Jada, Destiny, and Nur all graduated this past weekend. These three amazing women have all made important contributions to our lab and we couldn’t be prouder. Watch out world – here they come and they are gonna slay!

Destiny Gonzalez taught us that drought-adapted rhizobia are likely helping out their hosts from where they are hanging out in the rhizosphere, rather than being confined to the nodules where they fix nitrogen.
Jada Powell taught us that whole leaf slurry inoculation (a way to get the whole community from one plant into another) can improve soybean growth, and alter leaf microbial communities!
Nur Al-Kodmany is discovering how rhizobia travel through the soil and whether plants compete for them

Katy’s first class of graduating IB Honors students (she teaches them Evolution). Sad to see them graduate, but happy to see them moving on to exciting next steps!! (med school, grad school, biotech jobs, …. more!)

(most of) the goofballs, all in one place

Labake will begin at the Northwestern Feinberg School of Medicine in the fall. Trust me – if she ever walks into your exam room, you’re in good hands.

Labake presenting her SIB Distinction project in Spring 2022

Former undergraduate James Kosmopoulos’s thesis project is now available at the Canadian Journal of Microbiology.

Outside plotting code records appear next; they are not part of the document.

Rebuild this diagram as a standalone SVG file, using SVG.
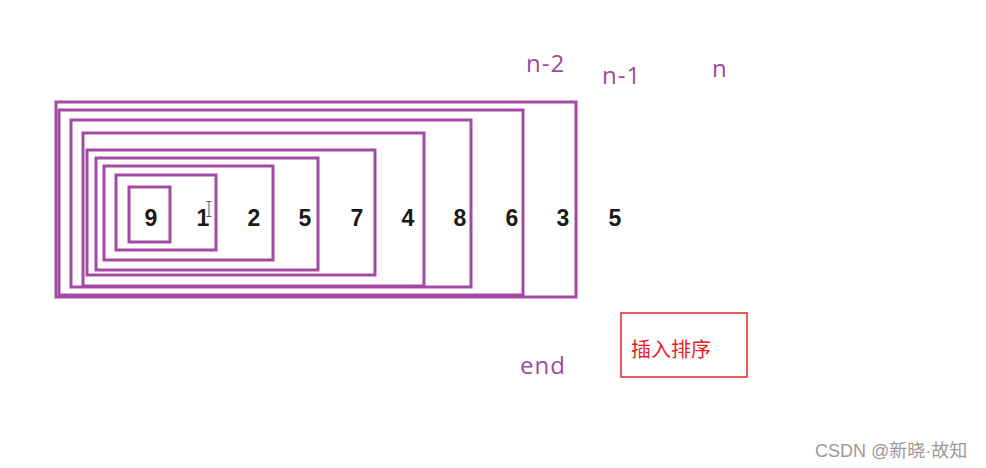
<svg xmlns="http://www.w3.org/2000/svg" width="986" height="468" viewBox="0 0 986 468">
<style>
.box{fill:none;stroke:#a34aa3;stroke-width:3}
.num{font-family:"Liberation Sans",Arial,sans-serif;font-weight:bold;font-size:23px;fill:#1a1a1a;text-anchor:middle}
.lbl{font-family:"Open Sans","Liberation Sans",sans-serif;font-size:24px;letter-spacing:1px;fill:#9a4c9c}
</style>
<rect width="986" height="468" fill="#ffffff"/>
<g id="boxes">
<rect id="r1" class="box" x="56" y="102" width="520" height="195"/>
<rect id="r2" class="box" x="59" y="110" width="464" height="185"/>
<rect id="r3" class="box" x="71" y="120" width="400" height="167"/>
<rect id="r4" class="box" x="83" y="133" width="341" height="153"/>
<rect id="r5" class="box" x="87" y="150" width="288" height="125"/>
<rect id="r6" class="box" x="96" y="158" width="222" height="112"/>
<rect id="r7" class="box" x="104" y="166" width="169" height="94"/>
<rect id="r8" class="box" x="116" y="175" width="100" height="75"/>
<rect id="r9" class="box" x="129" y="187" width="41" height="55"/>
</g>
<g id="numbers">
<text class="num" x="151" y="226">9</text>
<text class="num" x="203" y="226">1</text>
<text class="num" x="254" y="226">2</text>
<text class="num" x="305" y="226">5</text>
<text class="num" x="357" y="226">7</text>
<text class="num" x="408" y="226">4</text>
<text class="num" x="460" y="226">8</text>
<text class="num" x="512" y="226">6</text>
<text class="num" x="563" y="226">3</text>
<text class="num" x="615" y="226">5</text>
</g>
<g id="cursor" stroke="#555" stroke-width="1" fill="none">
<path d="M209 202v14M206.5 201.5h5M206.5 216.5h5"/>
</g>
<g id="labels">
<text class="lbl" x="526" y="72">n-2</text>
<text class="lbl" x="602" y="84">n-1</text>
<text class="lbl" x="712" y="77">n</text>
<text class="lbl" x="520" y="374">end</text>
</g>
<g id="note">
<rect x="621" y="313" width="126" height="64" fill="none" stroke="#e8202a" stroke-width="1.5"/>
<text x="631" y="357" font-family="'Noto Sans CJK SC',sans-serif" font-size="20" fill="#e8202a">插入排序</text>
</g>
<text x="815" y="457" font-family="'Liberation Sans','Noto Sans CJK SC',sans-serif" font-size="18" fill="#9a9a9a">CSDN @新晓·故知</text>
</svg>
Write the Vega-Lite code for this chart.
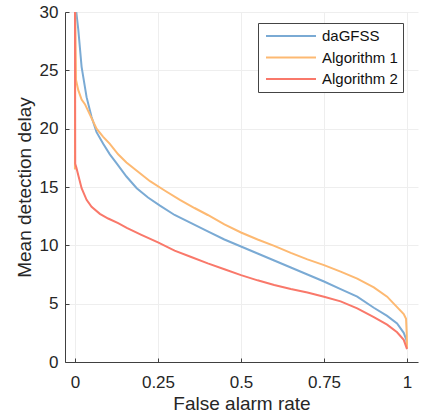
{
  "$schema": "https://vega.github.io/schema/vega-lite/v6.json",
  "width": 353,
  "height": 350,
  "autosize": {"type": "none"},
  "padding": {"left": 65, "top": 12, "right": 6, "bottom": 54},
  "background": "white",
  "config": {
    "font": "Liberation Sans",
    "view": {"stroke": null},
    "axis": {
      "domainColor": "#404040",
      "tickColor": "#404040",
      "gridColor": "#eeeeee",
      "labelColor": "#262626",
      "titleColor": "#262626",
      "labelFontSize": 17,
      "titleFontSize": 19,
      "titleFontWeight": "normal",
      "tickSize": -4
    }
  },
  "data": {
    "values": [
      {"s": "daGFSS", "i": 0, "x": 0.0, "y": 32},
      {"s": "daGFSS", "i": 1, "x": 0.004, "y": 30},
      {"s": "daGFSS", "i": 2, "x": 0.01, "y": 28.5},
      {"s": "daGFSS", "i": 3, "x": 0.02, "y": 25.3},
      {"s": "daGFSS", "i": 4, "x": 0.035, "y": 22.7},
      {"s": "daGFSS", "i": 5, "x": 0.05, "y": 21.0},
      {"s": "daGFSS", "i": 6, "x": 0.065, "y": 19.7},
      {"s": "daGFSS", "i": 7, "x": 0.085, "y": 18.7},
      {"s": "daGFSS", "i": 8, "x": 0.105, "y": 17.8},
      {"s": "daGFSS", "i": 9, "x": 0.125, "y": 17.05},
      {"s": "daGFSS", "i": 10, "x": 0.155, "y": 15.9},
      {"s": "daGFSS", "i": 11, "x": 0.186, "y": 14.9},
      {"s": "daGFSS", "i": 12, "x": 0.22, "y": 14.1},
      {"s": "daGFSS", "i": 13, "x": 0.256, "y": 13.4},
      {"s": "daGFSS", "i": 14, "x": 0.3, "y": 12.6},
      {"s": "daGFSS", "i": 15, "x": 0.35, "y": 11.9},
      {"s": "daGFSS", "i": 16, "x": 0.4, "y": 11.2},
      {"s": "daGFSS", "i": 17, "x": 0.45, "y": 10.5},
      {"s": "daGFSS", "i": 18, "x": 0.5, "y": 9.9},
      {"s": "daGFSS", "i": 19, "x": 0.55, "y": 9.3},
      {"s": "daGFSS", "i": 20, "x": 0.6, "y": 8.7},
      {"s": "daGFSS", "i": 21, "x": 0.65, "y": 8.1},
      {"s": "daGFSS", "i": 22, "x": 0.7, "y": 7.5},
      {"s": "daGFSS", "i": 23, "x": 0.75, "y": 6.9},
      {"s": "daGFSS", "i": 24, "x": 0.8, "y": 6.25},
      {"s": "daGFSS", "i": 25, "x": 0.85, "y": 5.6},
      {"s": "daGFSS", "i": 26, "x": 0.9, "y": 4.65},
      {"s": "daGFSS", "i": 27, "x": 0.94, "y": 3.95},
      {"s": "daGFSS", "i": 28, "x": 0.97, "y": 3.3},
      {"s": "daGFSS", "i": 29, "x": 0.99, "y": 2.5},
      {"s": "daGFSS", "i": 30, "x": 0.998, "y": 1.9},
      {"s": "daGFSS", "i": 31, "x": 1.0, "y": 1.3},
      {"s": "Algorithm 1", "i": 0, "x": 0.0, "y": 16.5},
      {"s": "Algorithm 1", "i": 1, "x": 0.0005, "y": 31},
      {"s": "Algorithm 1", "i": 2, "x": 0.003, "y": 24.2},
      {"s": "Algorithm 1", "i": 3, "x": 0.01, "y": 23.3},
      {"s": "Algorithm 1", "i": 4, "x": 0.02, "y": 22.5},
      {"s": "Algorithm 1", "i": 5, "x": 0.03, "y": 22.1},
      {"s": "Algorithm 1", "i": 6, "x": 0.045, "y": 21.2},
      {"s": "Algorithm 1", "i": 7, "x": 0.065, "y": 20.0},
      {"s": "Algorithm 1", "i": 8, "x": 0.085, "y": 19.3},
      {"s": "Algorithm 1", "i": 9, "x": 0.105, "y": 18.7},
      {"s": "Algorithm 1", "i": 10, "x": 0.13, "y": 17.8},
      {"s": "Algorithm 1", "i": 11, "x": 0.155, "y": 17.1},
      {"s": "Algorithm 1", "i": 12, "x": 0.19, "y": 16.3},
      {"s": "Algorithm 1", "i": 13, "x": 0.226, "y": 15.5},
      {"s": "Algorithm 1", "i": 14, "x": 0.27, "y": 14.7},
      {"s": "Algorithm 1", "i": 15, "x": 0.316, "y": 13.9},
      {"s": "Algorithm 1", "i": 16, "x": 0.36, "y": 13.2},
      {"s": "Algorithm 1", "i": 17, "x": 0.4, "y": 12.6},
      {"s": "Algorithm 1", "i": 18, "x": 0.45, "y": 11.8},
      {"s": "Algorithm 1", "i": 19, "x": 0.5, "y": 11.1},
      {"s": "Algorithm 1", "i": 20, "x": 0.55, "y": 10.5},
      {"s": "Algorithm 1", "i": 21, "x": 0.6, "y": 9.95},
      {"s": "Algorithm 1", "i": 22, "x": 0.65, "y": 9.35},
      {"s": "Algorithm 1", "i": 23, "x": 0.7, "y": 8.8},
      {"s": "Algorithm 1", "i": 24, "x": 0.75, "y": 8.3},
      {"s": "Algorithm 1", "i": 25, "x": 0.8, "y": 7.75},
      {"s": "Algorithm 1", "i": 26, "x": 0.85, "y": 7.15},
      {"s": "Algorithm 1", "i": 27, "x": 0.9, "y": 6.4},
      {"s": "Algorithm 1", "i": 28, "x": 0.94, "y": 5.6},
      {"s": "Algorithm 1", "i": 29, "x": 0.97, "y": 4.7},
      {"s": "Algorithm 1", "i": 30, "x": 0.99, "y": 4.1},
      {"s": "Algorithm 1", "i": 31, "x": 0.997, "y": 3.7},
      {"s": "Algorithm 1", "i": 32, "x": 0.999, "y": 2.5},
      {"s": "Algorithm 1", "i": 33, "x": 1.0, "y": 1.2},
      {"s": "Algorithm 2", "i": 0, "x": 0.0, "y": 31},
      {"s": "Algorithm 2", "i": 1, "x": 0.0008, "y": 17},
      {"s": "Algorithm 2", "i": 2, "x": 0.004, "y": 16.7},
      {"s": "Algorithm 2", "i": 3, "x": 0.01, "y": 16.0},
      {"s": "Algorithm 2", "i": 4, "x": 0.02, "y": 14.9},
      {"s": "Algorithm 2", "i": 5, "x": 0.035, "y": 13.9},
      {"s": "Algorithm 2", "i": 6, "x": 0.05, "y": 13.3},
      {"s": "Algorithm 2", "i": 7, "x": 0.075, "y": 12.7},
      {"s": "Algorithm 2", "i": 8, "x": 0.1, "y": 12.3},
      {"s": "Algorithm 2", "i": 9, "x": 0.13, "y": 11.9},
      {"s": "Algorithm 2", "i": 10, "x": 0.156, "y": 11.5},
      {"s": "Algorithm 2", "i": 11, "x": 0.2, "y": 10.9},
      {"s": "Algorithm 2", "i": 12, "x": 0.25, "y": 10.25},
      {"s": "Algorithm 2", "i": 13, "x": 0.3, "y": 9.55},
      {"s": "Algorithm 2", "i": 14, "x": 0.35, "y": 9.0},
      {"s": "Algorithm 2", "i": 15, "x": 0.4, "y": 8.45},
      {"s": "Algorithm 2", "i": 16, "x": 0.45, "y": 7.95},
      {"s": "Algorithm 2", "i": 17, "x": 0.5, "y": 7.45},
      {"s": "Algorithm 2", "i": 18, "x": 0.55, "y": 7.0},
      {"s": "Algorithm 2", "i": 19, "x": 0.6, "y": 6.6},
      {"s": "Algorithm 2", "i": 20, "x": 0.65, "y": 6.25},
      {"s": "Algorithm 2", "i": 21, "x": 0.7, "y": 5.95},
      {"s": "Algorithm 2", "i": 22, "x": 0.75, "y": 5.6},
      {"s": "Algorithm 2", "i": 23, "x": 0.8, "y": 5.2},
      {"s": "Algorithm 2", "i": 24, "x": 0.85, "y": 4.6},
      {"s": "Algorithm 2", "i": 25, "x": 0.9, "y": 3.85},
      {"s": "Algorithm 2", "i": 26, "x": 0.94, "y": 3.2},
      {"s": "Algorithm 2", "i": 27, "x": 0.97, "y": 2.55},
      {"s": "Algorithm 2", "i": 28, "x": 0.99, "y": 1.9},
      {"s": "Algorithm 2", "i": 29, "x": 1.0, "y": 1.1}
    ]
  },
  "mark": {"type": "line", "clip": true, "strokeWidth": 2, "interpolate": "linear"},
  "encoding": {
    "x": {
      "field": "x",
      "type": "quantitative",
      "scale": {"domain": [-0.03, 1.033], "nice": false, "zero": false},
      "axis": {
        "title": "False alarm rate",
        "values": [0, 0.25, 0.5, 0.75, 1],
        "format": ".2~f",
        "labelPadding": 16,
        "titlePadding": 4,
        "grid": true
      }
    },
    "y": {
      "field": "y",
      "type": "quantitative",
      "scale": {"domain": [0, 30], "nice": false},
      "axis": {
        "title": "Mean detection delay",
        "values": [0, 5, 10, 15, 20, 25, 30],
        "labelPadding": 11,
        "titlePadding": 5,
        "grid": true
      }
    },
    "color": {
      "field": "s",
      "type": "nominal",
      "scale": {
        "domain": ["daGFSS", "Algorithm 1", "Algorithm 2"],
        "range": ["#7aaad4", "#fdb972", "#f9786a"]
      },
      "legend": {
        "title": null,
        "orient": "none",
        "legendX": 193,
        "legendY": 11,
        "symbolType": "stroke",
        "symbolSize": 2500,
        "symbolStrokeWidth": 2,
        "symbolOffset": 2,
        "labelFontSize": 15,
        "labelColor": "#111111",
        "labelOffset": 5,
        "clipHeight": 16,
        "rowPadding": 5.5,
        "padding": 5,
        "strokeColor": "#444444",
        "fillColor": "white"
      }
    },
    "order": {"field": "i", "type": "quantitative"}
  }
}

Congrats James!

https://cdnsciencepub.com/doi/10.1139/cjm-2023-0209

Some of us work, and some of us provide entertainment.

Former undergrad James Kosmopoulos (currently PhD student in Madison) shows that nodule-inhabiting endophytic bacteria can inhibit nodulation and plant growth!

https://www.biorxiv.org/content/10.1101/2023.11.15.567292v1

James giving a talk on his graduate work (stolen from his LinkedIn page)

Sierra talked about symbiosis and her graduate research at Riggs Beer in Urbana this weekend.